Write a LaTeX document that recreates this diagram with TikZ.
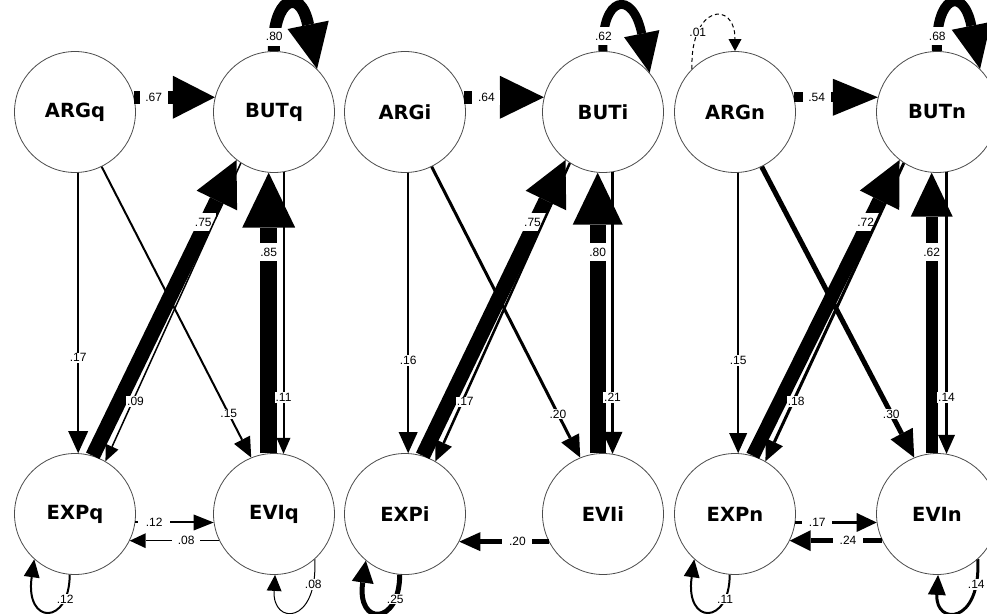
\documentclass[tikz,border=0pt]{standalone}
\usepackage{fontspec}
\setmainfont{DejaVu Sans}
\newfontfamily\labfont{Liberation Sans}
\usetikzlibrary{arrows.meta}
\tikzset{
  lv/.style={circle, draw=black!70, line width=0.8pt, fill=white, minimum size=121pt, inner sep=0pt, font=\bfseries\fontsize{19.5}{21}\selectfont},
  cn/.style n args={3}{line width=#1pt, -{Triangle[width=#2pt, length=#3pt, line width=0pt]}},
  lb/.style={font=\labfont\fontsize{12}{13}\selectfont, fill=white, inner sep=1pt},
  lbb/.style={lb, minimum width=24pt, minimum height=18pt},
  lbh/.style={lb, minimum width=28pt, minimum height=15pt},
  lbl/.style={lb, minimum width=20pt, minimum height=18pt},
}
\begin{document}
\begin{tikzpicture}[x=1pt, y=-1pt]
\useasboundingbox (0,0) rectangle (987,613);
\clip (0,0) rectangle (987,613);
\fill[white] (0,0) rectangle (987,613);

% ---------------- group q ----------------
\node[lv] (ARGq) at (75,112) {ARGq};
\node[lv] (BUTq) at (274,112) {BUTq};
\node[lv] (EXPq) at (75,514) {EXPq};
\node[lv] (EVIq) at (274,514) {EVIq};

\draw[cn={15}{45}{45}] (EXPq.73) -- node[lbb,pos=0.79,xshift=-3pt,minimum width=26pt]{.75} (BUTq.232);
\draw[cn={17}{53}{55}] (EVIq.95) -- node[lbb,pos=0.717]{.85} (BUTq.-95);
\draw[cn={2}{20}{22}] (ARGq.-87) -- node[lb,pos=0.66]{.17} (EXPq.87);
\draw[cn={2}{18}{20}] (ARGq.-64) -- node[lb,pos=0.85]{.15} (EVIq.112);
\draw[cn={1.5}{14}{16}] (BUTq.-123) -- node[lb,pos=0.8,xshift=3pt]{.09} (EXPq.60);
\draw[cn={2}{14}{16}] (BUTq.-81) -- node[lb,pos=0.8]{.11} (EVIq.81);
\draw[cn={13}{43}{42}] (ARGq.14) -- node[lbh,pos=0.243]{.67} (BUTq.166);
\draw[cn={2}{16}{20}] (EXPq.-8) -- node[lb,minimum width=32pt,pos=0.24]{.12} (EVIq.-172);
\draw[cn={1}{15}{16}] (EVIq.-154) -- node[lb,minimum width=28pt,pos=0.37]{.08} (EXPq.-26);
\draw[cn={12}{42}{45}] (BUTq.90) .. controls +(-2,-52) and +(-17,-84) .. node[lbl,pos=0.1]{.80} (BUTq.45);
\draw[cn={2}{16}{18}] (EXPq.-95) .. controls +(0,51) and +(-9.5,66) .. node[lb,pos=0.2]{.12} (EXPq.-132);
\draw[cn={1}{15}{16}] (EVIq.-48) .. controls +(3.5,66) and +(-3,50.5) .. node[lb,pos=0.15]{.08} (EVIq.-89);

% ---------------- group i ----------------
\node[lv] (ARGi) at (405,112) {ARGi};
\node[lv] (BUTi) at (603,112) {BUTi};
\node[lv] (EXPi) at (405,514) {EXPi};
\node[lv] (EVIi) at (603,514) {EVIi};

\draw[cn={15}{45}{45}] (EXPi.73) -- node[lbb,pos=0.79,xshift=-3pt,minimum width=26pt]{.75} (BUTi.232);
\draw[cn={16}{50}{52}] (EVIi.95) -- node[lbb,pos=0.717]{.80} (BUTi.-95);
\draw[cn={2}{19}{21}] (ARGi.-87) -- node[lb,pos=0.67]{.16} (EXPi.87);
\draw[cn={3}{20}{22}] (ARGi.-64) -- node[lb,pos=0.85]{.20} (EVIi.112);
\draw[cn={2.5}{18}{20}] (BUTi.-123) -- node[lb,pos=0.8,xshift=3pt]{.17} (EXPi.60);
\draw[cn={3}{20}{22}] (BUTi.-81) -- node[lb,pos=0.8]{.21} (EVIi.81);
\draw[cn={13}{43}{44}] (ARGi.14) -- node[lbh,pos=0.28]{.64} (BUTi.166);
\draw[cn={5}{19}{21}] (EVIi.-153) -- node[lb,minimum width=30pt,minimum height=12pt,pos=0.35]{.20} (EXPi.-27);
\draw[cn={9}{36}{40}] (BUTi.90) .. controls +(-2,-55) and +(-17,-84) .. node[lbl,pos=0.1]{.62} (BUTi.40);
\draw[cn={5}{22}{22}] (EXPi.-95) .. controls +(0,51) and +(-9.5,66) .. node[lb,pos=0.2]{.25} (EXPi.-130);

% ---------------- group n ----------------
\node[lv] (ARGn) at (735,112) {ARGn};
\node[lv] (BUTn) at (937,112) {BUTn};
\node[lv] (EXPn) at (735,514) {EXPn};
\node[lv] (EVIn) at (937,514) {EVIn};

\draw[cn={14}{44}{45}] (EXPn.73) -- node[lbb,pos=0.79,xshift=-3pt,minimum width=26pt]{.72} (BUTn.232);
\draw[cn={12}{42}{44}] (EVIn.95) -- node[lbb,pos=0.717]{.62} (BUTn.-95);
\draw[cn={2}{18}{20}] (ARGn.-87) -- node[lb,pos=0.67]{.15} (EXPn.87);
\draw[cn={5}{25}{27}] (ARGn.-64) -- node[lb,pos=0.85]{.30} (EVIn.112);
\draw[cn={3}{19}{21}] (BUTn.-123) -- node[lb,pos=0.8,xshift=3pt]{.18} (EXPn.60);
\draw[cn={2.5}{17}{19}] (BUTn.-81) -- node[lb,pos=0.8]{.14} (EVIn.81);
\draw[cn={10}{37}{45}] (ARGn.14) -- node[lbh,pos=0.27]{.54} (BUTn.166);
\draw[cn={3.5}{19}{20}] (EXPn.-8) -- node[lb,minimum width=30pt,pos=0.27]{.17} (EVIn.-172);
\draw[cn={5}{21}{21}] (EVIn.-154) -- node[lb,minimum width=30pt,minimum height=12pt,pos=0.37]{.24} (EXPn.-26);
\draw[cn={10}{40}{44}] (BUTn.90) .. controls +(-2,-55) and +(-17,-84) .. node[lbl,pos=0.1]{.68} (BUTn.45);
\draw[cn={2}{16}{18}] (EXPn.-95) .. controls +(0,51) and +(-9.5,66) .. node[lb,pos=0.2]{.11} (EXPn.-132);
\draw[cn={3}{18}{20}] (EVIn.-48) .. controls +(3.5,66) and +(-3,50.5) .. node[lb,pos=0.15]{.14} (EVIn.-89);
\draw[cn={1}{13}{12}, dash pattern=on 4pt off 3pt] (ARGn.135) .. controls +(-2,-64) and +(0,-51.5) .. node[lb,pos=0.25]{.01} (ARGn.90);
\end{tikzpicture}
\end{document}
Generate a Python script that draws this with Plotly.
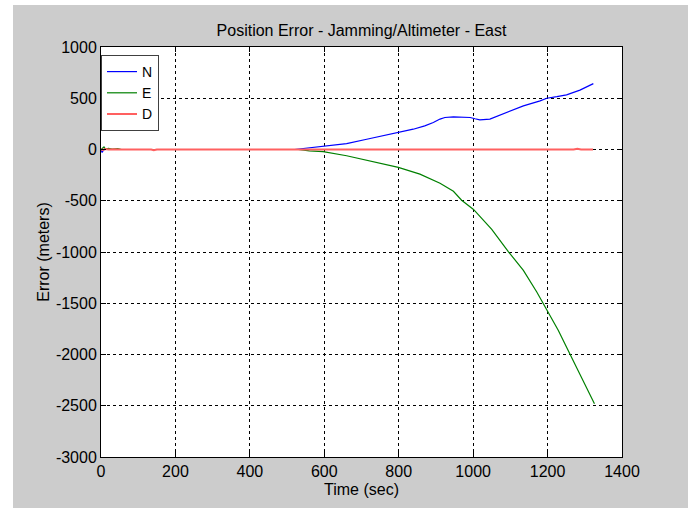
import plotly.graph_objects as go

# ---- data ----
t_N = [0, 3, 6, 10, 15, 25, 40, 50, 520, 545, 597, 660, 714, 760, 799, 839, 870, 893, 911, 924,
       947, 970, 992, 1005, 1018, 1045, 1090, 1135, 1180, 1198, 1225, 1251, 1287, 1323]
v_N = [0, -30, -10, 5, 0, 2, 0, 0, 0, 10, 26, 58, 100, 135, 165, 198, 230, 263, 297, 312,
       318, 314, 312, 300, 290, 297, 361, 426, 475, 500, 515, 533, 579, 643]

t_E = [0, 4, 8, 12, 20, 30, 45, 55, 530, 560, 597, 660, 714, 760, 799, 857, 911, 947, 969,
       1001, 1018, 1050, 1095, 1135, 1171, 1198, 1229, 1260, 1287, 1326]
v_E = [0, 15, 25, 5, 10, 3, 8, 0, 0, -13, -20, -61, -103, -140, -175, -240, -330, -408, -495,
       -585, -650, -780, -998, -1180, -1390, -1570, -1765, -1995, -2190, -2480]

t_D = [0, 5, 12, 20, 35, 50, 135, 142, 150, 600, 900, 1000, 1100, 1270, 1280, 1290, 1322]
v_D = [0, -5, 5, 0, 3, 0, 0, -8, 0, 0, 3, 3, 3, 0, 8, 0, 0]

x_ticks = [0, 200, 400, 600, 800, 1000, 1200, 1400]
y_ticks = [1000, 500, 0, -500, -1000, -1500, -2000, -2500, -3000]

FONT = "Liberation Sans Narrow, Liberation Sans, Arial, sans-serif"
FS = 16

fig = go.Figure()
fig.add_trace(go.Scatter(x=t_N, y=v_N, mode="lines", name="N", line=dict(color="#0000ff", width=1.2)))
fig.add_trace(go.Scatter(x=t_E, y=v_E, mode="lines", name="E", line=dict(color="#008000", width=1.2)))
fig.add_trace(go.Scatter(x=t_D, y=v_D, mode="lines", name="D", line=dict(color="#ff6060", width=2)))

W, H = 688, 508
L, R, T, B = 101, 66, 47, 51
pw, ph = W - L - R, H - T - B

axis_common = dict(
    showgrid=True, gridcolor="black", gridwidth=1, griddash="3px,3px",
    showline=True, linecolor="black", linewidth=1, mirror="ticks",
    ticks="inside", ticklen=5, tickcolor="black", zeroline=False,
    tickfont=dict(family=FONT, size=FS, color="black"),
)

fig.update_layout(
    width=W, height=H,
    margin=dict(l=L, r=R, t=T, b=B, autoexpand=False),
    paper_bgcolor="#cccccc", plot_bgcolor="white",
    font=dict(family=FONT, size=FS, color="black"),
    title=dict(text="Position Error - Jamming/Altimeter - East", x=(L + pw / 2) / W, xanchor="center",
               y=1 - 30 / H, yanchor="middle", yref="container",
               font=dict(family=FONT, size=FS, color="black")),
    xaxis=dict(range=[0, 1400], tickvals=x_ticks, ticktext=[str(v) for v in x_ticks],
               title=dict(text="Time (sec)", standoff=4, font=dict(family=FONT, size=FS)),
               **axis_common),
    yaxis=dict(range=[-3000, 1000], tickvals=y_ticks, ticktext=[str(v) for v in y_ticks],
               title=dict(text="Error (meters)", standoff=2, font=dict(family=FONT, size=FS)),
               **axis_common),
    legend=dict(x=0, y=1 - 8 / ph, xanchor="left", yanchor="top", bgcolor="white",
                bordercolor="#404040", borderwidth=1, font=dict(family=FONT, size=14),
                itemwidth=30, tracegroupgap=0),
    showlegend=True,
    shapes=[
        dict(type="rect", xref="paper", yref="paper", layer="below", line=dict(width=0),
             fillcolor="white", x0=-L / pw - 0.01, x1=(13 - L) / pw, y0=-B / ph - 0.01, y1=(H - T) / ph + 0.01),
        dict(type="rect", xref="paper", yref="paper", layer="below", line=dict(width=0),
             fillcolor="white", x0=-L / pw - 0.01, x1=(W - L) / pw + 0.01, y0=(H - T - 9) / ph, y1=(H - T) / ph + 0.01),
    ],
)

fig.write_html("out.html")
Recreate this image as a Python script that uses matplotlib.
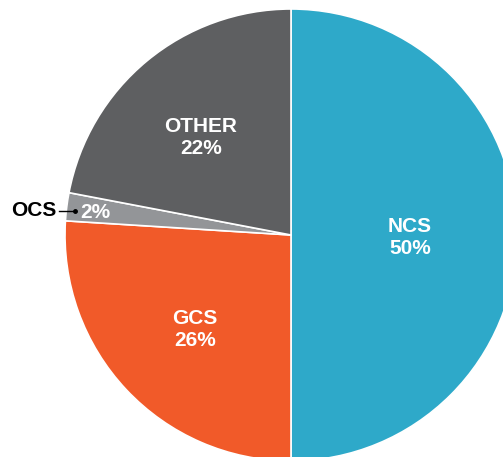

========

* What you need to do: Your task is to reproduce exactly the lines from the start of the data above through the line containing "(EVIq) at (274,514)", leaving every picture out.

* Task answer:
Write a LaTeX document that recreates this diagram with TikZ.
\documentclass[tikz,border=0pt]{standalone}
\usepackage{fontspec}
\setmainfont{DejaVu Sans}
\newfontfamily\labfont{Liberation Sans}
\usetikzlibrary{arrows.meta}
\tikzset{
  lv/.style={circle, draw=black!70, line width=0.8pt, fill=white, minimum size=121pt, inner sep=0pt, font=\bfseries\fontsize{19.5}{21}\selectfont},
  cn/.style n args={3}{line width=#1pt, -{Triangle[width=#2pt, length=#3pt, line width=0pt]}},
  lb/.style={font=\labfont\fontsize{12}{13}\selectfont, fill=white, inner sep=1pt},
  lbb/.style={lb, minimum width=24pt, minimum height=18pt},
  lbh/.style={lb, minimum width=28pt, minimum height=15pt},
  lbl/.style={lb, minimum width=20pt, minimum height=18pt},
}
\begin{document}
\begin{tikzpicture}[x=1pt, y=-1pt]
\useasboundingbox (0,0) rectangle (987,613);
\clip (0,0) rectangle (987,613);
\fill[white] (0,0) rectangle (987,613);

% ---------------- group q ----------------
\node[lv] (ARGq) at (75,112) {ARGq};
\node[lv] (BUTq) at (274,112) {BUTq};
\node[lv] (EXPq) at (75,514) {EXPq};
\node[lv] (EVIq) at (274,514) {EVIq};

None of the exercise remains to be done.